Lately, I have been focusing on the 1920s-1930s built theaters that dot our country and miraculously have been preserved and restored. The Strand in Rockland and the Tampa Theatre are examples of these classical architectural gems. I am lucky to live near both.
They are a direct contrast to the cookie cutter nature of our neighborhood multiplex cinemas. They welcome you by their elaborate settings from a slower time. Tampa Theatre brings you into a small Mediterranean village at night with stars above your head and white doves resting on ornately carved walls of muses and patterned plaster. After the event, you walk by a brightly lit concession stand in the lobby surrounded by tapestries, majestic stairs and Spanish tiles below your feet. You linger. ”Tampa Theatre: Concession Stand” and “The Strand Theater”
What about the “I am Woman” pieces? Can you give some background on these paintings?

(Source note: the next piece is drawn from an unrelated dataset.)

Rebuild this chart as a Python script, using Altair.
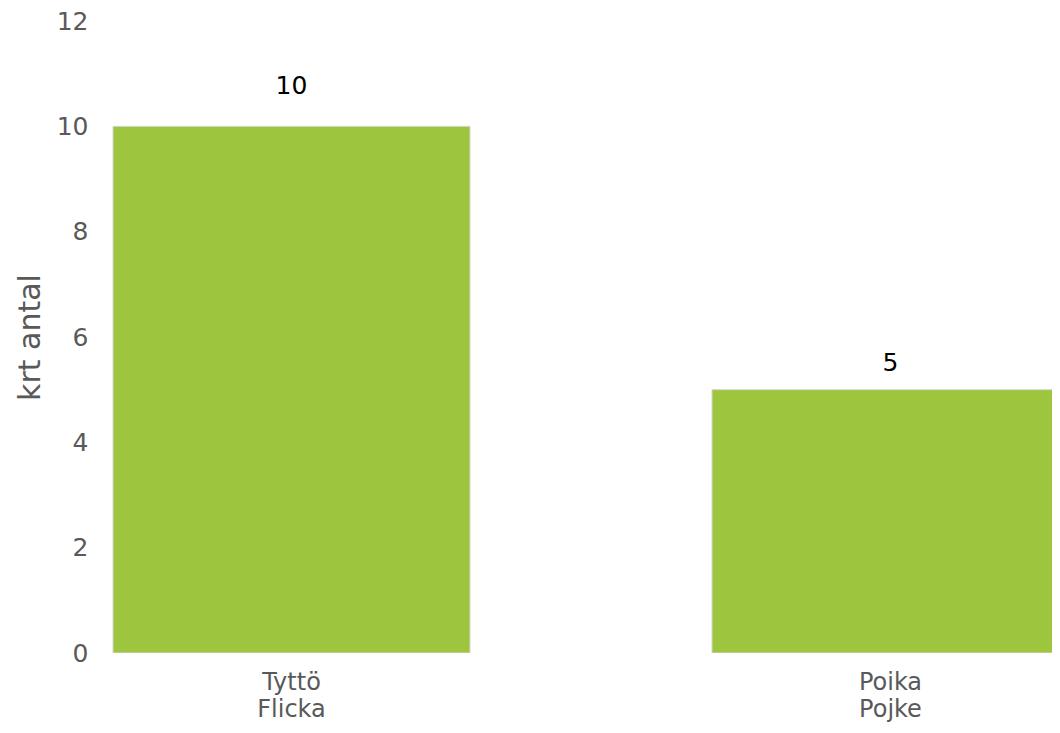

I paint what I can’t say. For the recent past, I have been speechless as I watch what has been happening in how we as a country treat our citizens. I am very concerned about the return of misogyny in this era— from denigrating women and their looks to the somewhat misogynistic question even my female friends are repeating about the upcoming election—“ But is she electable?“
And so I began celebrating women by painting them close up and uncontained by the canvas — perhaps a metaphor for how women should not be bound by outdated restraints.
You divide your time between studios here in Maine and in Florida. Does your work differ much from studio to studio?
This year, for the first time, I have a studio outside my home at Lincoln Street Center in Rockland. Bottom line, I am more productive. There are no distractions and I’m on a schedule to work (as I was as a businesswoman for 35 years). I have a dedicated space to work, to explore, and to reach. And, I can share thoughts with other artists like Reggie Burrows Hodges by opening my door.
Thank you so much to the artist, Laura Waller, for sharing some insight into her life and work.